California once again dominates the list of rent-growth leaders for the coming year, with more than half of the top markets, but it may come as a slight surprise to some.

Oakland tops the list, with San Francisco and San Jose still in the top 10. Oakland’s rent-growth pace has slowed significantly recently, and San Francisco and San Jose are both experiencing rent cuts. There’s been a lot of fear about oversupply in these markets, which could be contributing to the current situation. The Bay Area economy has experienced a notable decline recently, but its job-addition volumes are substantial.

“[Apartment operators] will pretty quickly realize that the [Bay Area] market hasn’t gone off the edge of the cliff, regaining some confidence on pricing power,” says Greg Willett of MPF Research.

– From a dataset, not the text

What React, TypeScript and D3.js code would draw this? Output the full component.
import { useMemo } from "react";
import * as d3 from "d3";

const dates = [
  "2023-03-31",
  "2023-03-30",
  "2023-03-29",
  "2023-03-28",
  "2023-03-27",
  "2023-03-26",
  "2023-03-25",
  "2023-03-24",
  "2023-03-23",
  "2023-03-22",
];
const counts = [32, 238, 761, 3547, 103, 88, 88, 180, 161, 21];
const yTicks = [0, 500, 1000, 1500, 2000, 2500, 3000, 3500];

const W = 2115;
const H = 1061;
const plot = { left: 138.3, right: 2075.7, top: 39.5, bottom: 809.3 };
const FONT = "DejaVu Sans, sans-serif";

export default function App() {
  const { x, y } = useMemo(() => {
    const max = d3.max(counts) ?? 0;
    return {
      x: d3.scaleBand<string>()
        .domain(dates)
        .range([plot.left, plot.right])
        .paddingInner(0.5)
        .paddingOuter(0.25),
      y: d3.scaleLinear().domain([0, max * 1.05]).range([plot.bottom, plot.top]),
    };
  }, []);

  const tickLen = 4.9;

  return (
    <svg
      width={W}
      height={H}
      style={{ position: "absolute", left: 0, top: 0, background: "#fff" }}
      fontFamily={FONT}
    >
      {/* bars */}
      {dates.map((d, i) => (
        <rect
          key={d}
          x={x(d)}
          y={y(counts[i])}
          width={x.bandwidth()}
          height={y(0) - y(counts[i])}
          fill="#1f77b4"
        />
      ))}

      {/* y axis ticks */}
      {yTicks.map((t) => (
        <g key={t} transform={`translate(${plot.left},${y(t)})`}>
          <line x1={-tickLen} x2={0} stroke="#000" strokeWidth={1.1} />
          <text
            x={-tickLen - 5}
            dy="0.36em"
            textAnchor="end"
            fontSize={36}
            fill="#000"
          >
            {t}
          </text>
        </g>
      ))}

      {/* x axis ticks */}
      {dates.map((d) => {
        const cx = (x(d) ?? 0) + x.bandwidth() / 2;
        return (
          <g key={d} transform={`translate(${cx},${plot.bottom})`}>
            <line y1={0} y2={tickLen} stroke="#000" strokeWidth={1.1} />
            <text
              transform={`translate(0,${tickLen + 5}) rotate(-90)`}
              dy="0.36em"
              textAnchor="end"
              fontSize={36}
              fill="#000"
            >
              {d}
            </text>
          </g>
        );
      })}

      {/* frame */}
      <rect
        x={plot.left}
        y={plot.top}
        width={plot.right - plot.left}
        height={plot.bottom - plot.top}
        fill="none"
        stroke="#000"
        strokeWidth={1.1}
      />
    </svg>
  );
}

The continued above-average growth in these California markets is good news for business, but it’s squeezing renters more than ever. A one-bedroom unit in San Francisco in October rented for $3,373, on average, which is slightly more than half the area median income monthly paycheck after taxes, according to real estate listing site Rent Jungle.

Las Vegas is the second rent-growth leader for next year, at 6.1%, just behind Oakland. The metro was hit hard by the recession but has experienced improved growth in the past 18 months that makes it a great market going forward. Seattle; Dallas; Nashville, Tenn.; and West Palm Beach, Fla., are the other markets defined as rent-growth leaders for the coming year.

Absent from 2016 are Portland, Ore.; Fort Worth, Texas; Atlanta; and Phoenix, which all are expected to come in just under the cutoff of 4%.